- UK DVD cover
- Directed by: John Duigan
- Written by: Virginia Duigan
- Produced by: Paul Raphael Bertil Ohlsson
- Starring: Jon Bon Jovi; Anna Galiena; Lambert Wilson; Thandiwe Newton; Patricia Hodge; Diana Quick; Harriet Walter; David Warner;
- Music by: Edward Shearmur
- Distributed by: Guild Pathé Cinema
- Release dates: 6 September 1996 (Canada); 22 May 1997 (Australia); 12 September 1997 (UK);
- Running time: 100 minutes
- Country: United Kingdom
- Language: English
- Box office: $60,000

= The Leading Man =

The Leading Man is a 1996 British romantic drama film directed by John Duigan. It premiered at the Toronto International Film Festival in 1996 but was not released in the United States until March 1998. The film is set in London in the winter.

==Plot==
A brash American actor, Robin Grange, goes to London to feature in a major new play. The playwright of the production, Felix Webb, is having an intense affair with the leading lady, Hilary Rule. His wife of fourteen years, Elena, suspects that her husband is cheating and cannot suppress her rage. Robin comes up with an intriguing plan; to seduce Felix's elegant wife to end hassling her husband. In desperation, Felix agrees, but soon faces a dilemma in that he feels increasingly jealous of Robin's attempts to seduce his willing wife, especially when he charms (and attempts to seduce) Hilary and the other members of the production and becomes too popular at Felix's expense. Felix is caught in a web of deceit and jealousy, prompting him to seek revenge on the opening night of his new production.

==Cast==
- Jon Bon Jovi as Robin Grange
- Anna Galiena as Elena Webb
- Lambert Wilson as Felix Webb
- Thandiwe Newton as Hilary Rule (credited as Thandie Newton)
- Barry Humphries as Humphrey Beal
- Patricia Hodge as Delvene
- Diana Quick as Susan
- Harriet Walter as Liz Flett
- David Warner as Tod

==Reception==
On Rotten Tomatoes the film holds a 69% approval rating, based on 16 reviews with an average rating of 6.2/10. While enjoying performances by most of the cast, critics have given the film mixed reviews.
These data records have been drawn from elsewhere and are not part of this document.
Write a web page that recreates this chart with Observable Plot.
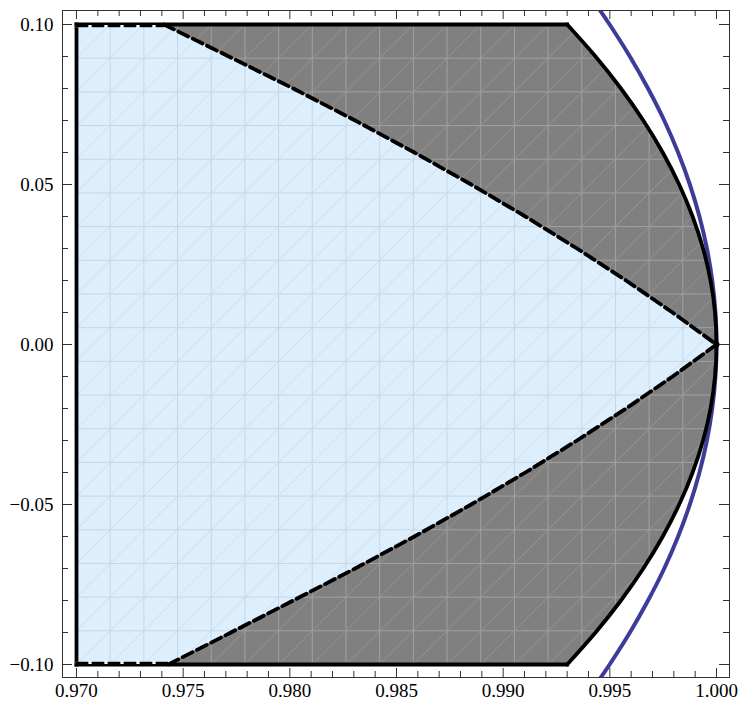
<!DOCTYPE html>
<html><head><meta charset="utf-8">
<script src="https://cdn.jsdelivr.net/npm/d3@7"></script>
<script src="https://cdn.jsdelivr.net/npm/@observablehq/plot@0.6"></script>
<style>body{margin:0;background:#fff} svg{display:block}</style>
</head><body><div id="chart"></div>
<script>
// ---- data ----
const curveY = [0.10, 0.09, 0.08, 0.07, 0.06, 0.05, 0.04, 0.03, 0.02, 0.01, 0.00,
                -0.01, -0.02, -0.03, -0.04, -0.05, -0.06, -0.07, -0.08, -0.09, -0.10];
// solid black boundary of the gray region
const solidX = [0.99300, 0.99433, 0.99552, 0.99657, 0.99748, 0.99825, 0.99888, 0.99937, 0.99972, 0.99993, 1.00000,
                0.99993, 0.99972, 0.99937, 0.99888, 0.99825, 0.99748, 0.99657, 0.99552, 0.99433, 0.99300];
// dashed boundary of the light-blue region
const dashX  = [0.97410, 0.97714, 0.98016, 0.98306, 0.98584, 0.98850, 0.99104, 0.99346, 0.99576, 0.99794, 1.00000,
                0.99794, 0.99576, 0.99346, 0.99104, 0.98850, 0.98584, 0.98306, 0.98016, 0.97724, 0.97430];
// dark blue curve
const circleY = [0.1044, 0.10, 0.09, 0.08, 0.07, 0.06, 0.05, 0.04, 0.03, 0.02, 0.01, 0.00,
                 -0.01, -0.02, -0.03, -0.04, -0.05, -0.06, -0.07, -0.08, -0.09, -0.10, -0.1044];
const circleX = [0.99454, 0.99499, 0.99594, 0.99679, 0.99755, 0.99820, 0.99875, 0.99920, 0.99955, 0.99980, 0.99995, 1.00000,
                 0.99995, 0.99980, 0.99955, 0.99920, 0.99875, 0.99820, 0.99755, 0.99679, 0.99594, 0.99499, 0.99454];
const xLeft = 0.970;

// tick values and labels
const xMajor = [0.970, 0.975, 0.980, 0.985, 0.990, 0.995, 1.000];
const xLabels = ["0.970", "0.975", "0.980", "0.985", "0.990", "0.995", "1.000"];
const xMinor = [0.971, 0.972, 0.973, 0.974, 0.976, 0.977, 0.978, 0.979, 0.981, 0.982, 0.983, 0.984,
                0.986, 0.987, 0.988, 0.989, 0.991, 0.992, 0.993, 0.994, 0.996, 0.997, 0.998, 0.999];
const yMajor = [-0.10, -0.05, 0.00, 0.05, 0.10];
const yLabels = ["\u22120.10", "\u22120.05", "0.00", "0.05", "0.10"];
const yMinor = [-0.09, -0.08, -0.07, -0.06, -0.04, -0.03, -0.02, -0.01,
                0.01, 0.02, 0.03, 0.04, 0.06, 0.07, 0.08, 0.09];

// ---- layout ----
const W = 739, H = 701, mL = 62, mR = 10, mT = 10, mB = 24;
const FW = W - mL - mR, FH = H - mT - mB;

// tables
const gray = curveY.map((y, i) => ({y, x: solidX[i]}));
const blue = curveY.map((y, i) => ({y, x: dashX[i]}));
const circle = circleY.map((y, i) => ({y, x: circleX[i]}));
const yTop = curveY[0], yBot = curveY[curveY.length - 1];
const grayLeftEdge = [{x: xLeft, y: yBot}, {x: xLeft, y: yTop}];
const grayTopEdge = [{x: xLeft, y: yTop}, {x: solidX[0], y: yTop}];
const grayBotEdge = [{x: xLeft, y: yBot}, {x: solidX[solidX.length - 1], y: yBot}];
const blueTopEdge = [{x: xLeft, y: yTop}, {x: dashX[0], y: yTop}];
const blueBotEdge = [{x: xLeft, y: yBot}, {x: dashX[dashX.length - 1], y: yBot}];
const tip = [{x: dashX[10], y: curveY[10]}];
const xTickTable = xMajor.map((v, i) => ({v, label: xLabels[i]}));
const yTickTable = yMajor.map((v, i) => ({v, label: yLabels[i]}));

// faint triangulation mesh (texture of the region fills)
const meshN = 19;
const meshX = d3.range(meshN + 1).map(i => xLeft + i * (solidX[10] - xLeft) / meshN);
const meshY = d3.range(meshN + 1).map(j => yBot + j * (yTop - yBot) / meshN);
const meshCells = [];
for (let i = 0; i < meshN; i++) for (let j = 0; j < meshN; j++)
  meshCells.push({x1: meshX[i], y1: meshY[j], x2: meshX[i + 1], y2: meshY[j + 1]});

function meshMarks(c, cd) {
  return [
    Plot.ruleX(meshX, {x: d => d, stroke: c, strokeWidth: 1}),
    Plot.ruleY(meshY, {y: d => d, stroke: c, strokeWidth: 1}),
    Plot.link(meshCells, {x1: "x1", y1: "y1", x2: "x2", y2: "y2", stroke: cd, strokeWidth: 0.8})
  ];
}

const GRAY = "#808080", BLUE = "#ddeefd";
const MG = ["#a1a1a1", "#9b9b9b"], MB = ["#c6d6e6", "#cad9e9"];
const tickC = "#333";
const FONT = "'Liberation Serif', 'Times New Roman', Times, serif";
const svg = Plot.plot({
  width: W, height: H,
  marginLeft: mL, marginRight: mR, marginTop: mT, marginBottom: mB,
  style: {background: "#fff", fontFamily: FONT, fontSize: "19px", color: "#000"},
  x: {domain: [0.969344, 1.000609], axis: null},
  y: {domain: [-0.10406, 0.104375], axis: null},
  marks: [
    Plot.areaX(gray, {y: "y", x1: xLeft, x2: "x", fill: GRAY}),
    ...meshMarks(MG[0], MG[1]),
    Plot.areaX(blue, {y: "y", x1: xLeft, x2: "x", fill: BLUE}),
    ...meshMarks(MB[0], MB[1]),
    Plot.line(circle, {x: "x", y: "y", stroke: "#3d3d99", strokeWidth: 4, curve: "catmull-rom", clip: true}),
    Plot.line(gray, {x: "x", y: "y", stroke: "#000", strokeWidth: 3.8, curve: "catmull-rom"}),
    Plot.line(grayTopEdge, {x: "x", y: "y", stroke: "#000", strokeWidth: 3.8, strokeLinecap: "square"}),
    Plot.line(grayBotEdge, {x: "x", y: "y", stroke: "#000", strokeWidth: 3.8, strokeLinecap: "square"}),
    Plot.line(grayLeftEdge, {x: "x", y: "y", stroke: "#000", strokeWidth: 3.8, strokeLinecap: "square"}),
    Plot.line(blueTopEdge, {x: "x", y: "y", stroke: "#fff", strokeWidth: 2.2, dy: 1.6}),
    Plot.line(blueTopEdge, {x: "x", y: "y", stroke: "#000", strokeWidth: 2.2, dy: 1.6, strokeDasharray: "11,5"}),
    Plot.line(blueBotEdge, {x: "x", y: "y", stroke: "#fff", strokeWidth: 2.2, dy: -1.6}),
    Plot.line(blueBotEdge, {x: "x", y: "y", stroke: "#000", strokeWidth: 2.2, dy: -1.6, strokeDasharray: "11,5"}),
    Plot.line(blue, {x: "x", y: "y", stroke: "#000", strokeWidth: 3.8, strokeDasharray: "11,5"}),
    Plot.dot(tip, {x: "x", y: "y", r: 3, fill: "#000"}),
    Plot.frame({stroke: tickC, strokeWidth: 1}),
    // inward ticks on all four sides
    Plot.ruleX(xMajor, {x: d => d, stroke: tickC, insetTop: FH - 9}),
    Plot.ruleX(xMinor, {x: d => d, stroke: tickC, insetTop: FH - 6}),
    Plot.ruleX(xMajor, {x: d => d, stroke: tickC, insetBottom: FH - 9}),
    Plot.ruleX(xMinor, {x: d => d, stroke: tickC, insetBottom: FH - 6}),
    Plot.ruleY(yMajor, {y: d => d, stroke: tickC, insetRight: FW - 10}),
    Plot.ruleY(yMinor, {y: d => d, stroke: tickC, insetRight: FW - 6}),
    Plot.ruleY(yMajor, {y: d => d, stroke: tickC, insetLeft: FW - 10}),
    Plot.ruleY(yMinor, {y: d => d, stroke: tickC, insetLeft: FW - 6}),
    // tick labels
    Plot.text(xTickTable, {x: "v", text: "label", frameAnchor: "bottom", lineAnchor: "middle",
                           textAnchor: "middle", dy: 13.5, fontSize: 19, fill: "#000"}),
    Plot.text(yTickTable, {y: "v", text: "label", frameAnchor: "left", lineAnchor: "middle",
                           textAnchor: "end", dx: -9, fontSize: 19, fill: "#000"})
  ]
});

// clip each mesh texture to its own filled region
(function () {
  const s = d3.select(svg);
  const defs = s.insert("defs", ":first-child");
  function findGroup(attr, val) {
    return s.selectAll("g").filter(function () {
      const v = this.getAttribute(attr);
      return v && v.toLowerCase() === val.toLowerCase();
    });
  }
  function clipTo(fill, strokes, id) {
    const p = findGroup("fill", fill).select("path");
    if (p.empty()) return;
    defs.append("clipPath").attr("id", id).append("path").attr("d", p.attr("d"));
    strokes.forEach(c => findGroup("stroke", c).attr("clip-path", `url(#${id})`));
  }
  clipTo(GRAY, MG, "clipGrayRegion");
  clipTo(BLUE, MB, "clipBlueRegion");
})();

document.getElementById("chart").appendChild(svg);
</script>
</body></html>
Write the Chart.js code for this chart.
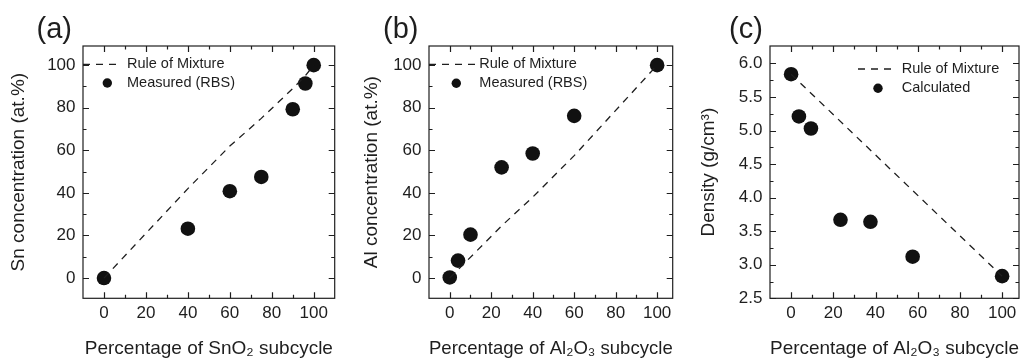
<!DOCTYPE html>
<html>
<head>
<meta charset="utf-8">
<script src="https://cdn.jsdelivr.net/npm/chart.js@4.4.1/dist/chart.umd.min.js"></script>
<style>
  body { margin: 0; background: #fff; width: 1027px; height: 358px; overflow: hidden; position: relative; }
  canvas { position: absolute; top: 0; }
</style>
</head>
<body>
<canvas id="chartA" width="342" height="358" style="left:0px"></canvas>
<canvas id="chartB" width="327" height="358" style="left:353px"></canvas>
<canvas id="chartC" width="337" height="358" style="left:690px"></canvas>
<script>
// (a) Sn concentration vs SnO2 subcycle
const sno2Pct = [0, 40, 60, 75, 90, 96, 100];
const snMeasured = [0, 23.2, 40.8, 47.5, 79.3, 91.4, 100];
const snRuleX = [0, 40, 60, 75, 90, 96, 100];
const snRuleY = [0, 42, 62, 75, 89, 95, 100];

// (b) Al concentration vs Al2O3 subcycle
const al2o3PctB = [0, 4, 10, 25, 40, 60, 100];
const alMeasured = [0.3, 8.2, 20.4, 52, 58.5, 76.2, 100];
const alRuleX = [0, 25, 40, 60, 100];
const alRuleY = [0, 24.5, 38, 57.5, 100];

// (c) density vs Al2O3 subcycle
const al2o3PctC = [0, 3.7, 9.4, 23.4, 37.6, 57.6, 100];
const density = [5.84, 5.21, 5.03, 3.67, 3.64, 3.12, 2.83];
const densRuleX = [0, 100];
const densRuleY = [5.84, 2.83];

// ticks
const pctTicks = [0, 20, 40, 60, 80, 100];
const pctMinor = [10, 30, 50, 70, 90];
const densTicks = [2.5, 3.0, 3.5, 4.0, 4.5, 5.0, 5.5, 6.0];
const densMinor = [2.75, 3.25, 3.75, 4.25, 4.75, 5.25, 5.75];

const INK = '#1e1e1e';
const FONT = "'Liberation Sans', Arial, sans-serif";

const pts = (xs, ys) => xs.map((x, i) => ({ x: x, y: ys[i] }));

// box around the plot with inward ticks on all four sides
const framePlugin = {
  id: 'frame',
  beforeDatasetsDraw(chart, args, o) {
    const { ctx, chartArea: a, scales } = chart;
    const x = scales.x, y = scales.y;
    ctx.save();
    ctx.strokeStyle = INK;
    ctx.lineWidth = 1.2;
    ctx.strokeRect(a.left, a.top, a.right - a.left, a.bottom - a.top);
    ctx.beginPath();
    const xt = (vals, len) => vals.forEach(v => {
      const px = Math.round(x.getPixelForValue(v)) + 0.5;
      ctx.moveTo(px, a.bottom); ctx.lineTo(px, a.bottom - len);
      ctx.moveTo(px, a.top); ctx.lineTo(px, a.top + len);
    });
    const yt = (vals, len) => vals.forEach(v => {
      const py = Math.round(y.getPixelForValue(v)) + 0.5;
      ctx.moveTo(a.left, py); ctx.lineTo(a.left + len, py);
      ctx.moveTo(a.right, py); ctx.lineTo(a.right - len, py);
    });
    xt(x.ticks.map(t => t.value), 6);
    xt(o.xMinor, 3.5);
    yt(y.ticks.map(t => t.value), 6);
    yt(o.yMinor, 3.5);
    ctx.stroke();
    ctx.restore();
  }
};

// legend drawn inside the plot, plus the panel letter
const notePlugin = {
  id: 'note',
  afterDraw(chart, args, o) {
    const ctx = chart.ctx;
    const [line, dots] = chart.data.datasets;
    ctx.save();
    ctx.fillStyle = INK;
    ctx.font = '29px ' + FONT;
    ctx.textBaseline = 'alphabetic';
    ctx.fillText(o.tag, o.tagX, o.tagY);

    ctx.strokeStyle = line.borderColor;
    ctx.lineWidth = line.borderWidth;
    ctx.setLineDash(line.borderDash);
    ctx.beginPath();
    ctx.moveTo(o.x0, o.y0);
    ctx.lineTo(o.x1, o.y0);
    ctx.stroke();
    ctx.setLineDash([]);

    ctx.fillStyle = dots.backgroundColor;
    ctx.beginPath();
    ctx.arc(o.dotX, o.y0 + o.dy, 4.7, 0, Math.PI * 2);
    ctx.fill();

    ctx.fillStyle = INK;
    ctx.font = '14.5px ' + FONT;
    ctx.textBaseline = 'middle';
    ctx.fillText(line.label, o.textX, o.y0);
    ctx.fillText(dots.label, o.textX, o.y0 + o.dy);
    ctx.restore();
  }
};

function makePanel(id, p) {
  new Chart(document.getElementById(id), {
    type: 'scatter',
    data: {
      datasets: [
        {
          label: 'Rule of Mixture',
          data: p.rule,
          showLine: true,
          borderColor: INK,
          borderWidth: 1.3,
          borderDash: [7, 6],
          pointRadius: 0,
          fill: false
        },
        {
          label: p.dotLabel,
          data: p.dots,
          showLine: false,
          pointRadius: 7.3,
          pointHoverRadius: 7.3,
          backgroundColor: '#111',
          borderColor: '#111',
          borderWidth: 0
        }
      ]
    },
    options: {
      responsive: false,
      animation: false,
      layout: { padding: { top: 46, right: p.padRight, bottom: 0, left: 0 } },
      scales: {
        x: {
          type: 'linear',
          min: p.xMin, max: p.xMax,
          grid: { display: false, drawTicks: false },
          border: { display: false },
          afterBuildTicks: s => { s.ticks = pctTicks.map(v => ({ value: v })); },
          afterFit: s => { s.height = 59.7; },
          ticks: { autoSkip: false, maxRotation: 0, padding: 5, color: INK, font: { family: FONT, size: 17 }, callback: v => String(v) },
          title: { display: true, text: p.xTitle, color: INK, font: { family: FONT, size: 19 }, padding: { top: 0, bottom: -2 } }
        },
        y: {
          type: 'linear',
          min: p.yMin, max: p.yMax,
          grid: { display: false, drawTicks: false },
          border: { display: false },
          afterBuildTicks: s => { s.ticks = p.yTicks.map(v => ({ value: v })); },
          afterFit: s => { s.width = p.axisW; },
          ticks: { autoSkip: false, padding: 7.5, color: INK, font: { family: FONT, size: 17 }, callback: p.yFmt },
          title: { display: true, text: p.yTitle, color: INK, font: { family: FONT, size: 19 }, padding: { top: 7, bottom: 0 } }
        }
      },
      plugins: {
        legend: { display: false },
        tooltip: { enabled: false },
        frame: { xMinor: pctMinor, yMinor: p.yMinor },
        note: p.note
      }
    },
    plugins: [framePlugin, notePlugin]
  });
}

makePanel('chartA', {
  rule: pts(snRuleX, snRuleY),
  dots: pts(sno2Pct, snMeasured),
  dotLabel: 'Measured (RBS)',
  xMin: -10, xMax: 110, yMin: -9.5, yMax: 109,
  yTicks: pctTicks, yMinor: pctMinor, yFmt: v => String(v),
  axisW: 83, padRight: 5.4,
  xTitle: 'Percentage of SnO\u2082 subcycle',
  yTitle: 'Sn concentration (at.%)',
  note: { tag: '(a)', tagX: 36.5, tagY: 37.7, x0: 83, x1: 121, textX: 127, dotX: 107.3, y0: 64.3, dy: 18.7 }
});

makePanel('chartB', {
  rule: pts(alRuleX, alRuleY),
  dots: pts(al2o3PctB, alMeasured),
  dotLabel: 'Measured (RBS)',
  xMin: -10, xMax: 107.5, yMin: -9.5, yMax: 109,
  yTicks: pctTicks, yMinor: pctMinor, yFmt: v => String(v),
  axisW: 76, padRight: 5,
  xTitle: 'Percentage of Al\u2082O\u2083 subcycle',
  yTitle: 'Al concentration (at.%)',
  note: { tag: '(b)', tagX: 30, tagY: 37.7, x0: 76, x1: 122, textX: 126.3, dotX: 103.3, y0: 64.3, dy: 19 }
});

makePanel('chartC', {
  rule: pts(densRuleX, densRuleY),
  dots: pts(al2o3PctC, density),
  dotLabel: 'Calculated',
  xMin: -10, xMax: 108, yMin: 2.5, yMax: 6.26,
  yTicks: densTicks, yMinor: densMinor, yFmt: v => v.toFixed(1),
  axisW: 80, padRight: 8,
  xTitle: 'Percentage of Al\u2082O\u2083 subcycle',
  yTitle: 'Density (g/cm\u00b3)',
  note: { tag: '(c)', tagX: 39, tagY: 37.7, x0: 168, x1: 203, textX: 211.7, dotX: 188, y0: 69, dy: 19.3 }
});
</script>
</body>
</html>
Film4 argued about whether it is considered to be a comedy, drama or both, with neither making a large impression. The New York Times reviewed the film as "watchable without being gripping". Roger Ebert rated it 3 out of 4, "But the climax does not, I'm afraid, do justice to the setup."

The film only grossed £24,860 ($40,000) in the United Kingdom. It also performed poorly in the United States with a gross of only $18,012.

==Music==
- The film's soundtrack is "Forever Love" by Gary Barlow.